TxDOT picks defense consortium to provide transponders and "TxTag" software for Texas vehicles
Details on the Raytheon consortium's proposal to be 'integrator' for future turnpikes are not released
By Ben Wear
The Texas Transportation Commission on Thursday picked a consortium led by Raytheon Co. to provide electronic toll equipment for all state-run toll roads for the next five years.
The company, whose partners in the effort include toll road builder Zachry Construction Corp. of San Antonio, also will maintain those toll systems for eight years after each goes into operation.
Raytheon will provide metal toll gantries, transponders to read toll tags on vehicles' windshields, cameras to shoot pictures of cars that don't pay tolls, other hardware and the software to make all of this work.
Raytheon will work with the state, other toll road agencies such as the Central Texas Regional Mobility Authority and the North Texas Tollway Authority, as well as their so-called tollway integrators, to enable any particular agency's toll tags to be read statewide.
The intention is for all electronic toll tags in the state ultimately to go by a single name, TxTag, and to work anywhere in Texas.
The amount of the Raytheon contract was not available Thursday, nor were many other details. The unanimous vote authorized Department of Transportation staff to negotiate and sign a "comprehensive development agreement" with the Raytheon group.

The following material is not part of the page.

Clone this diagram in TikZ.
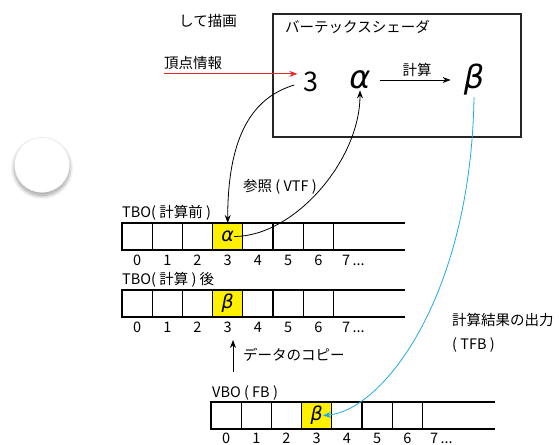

Department of Transportation spokeswoman Gaby Garcia said the agency will not release any of the proposal until that agreement is signed in a month or so.
Raytheon turned out to be the commission's only option. Two other companies were on a short list of candidates, but Florida Traffic Control Devices dropped out of the running, and Jacobs Engineering submitted what Garcia said the agency considered an incomplete proposal.
The company's "pricing proposal was below TxDOT estimates for the open road toll collection system," according to a minute order passed by the commission.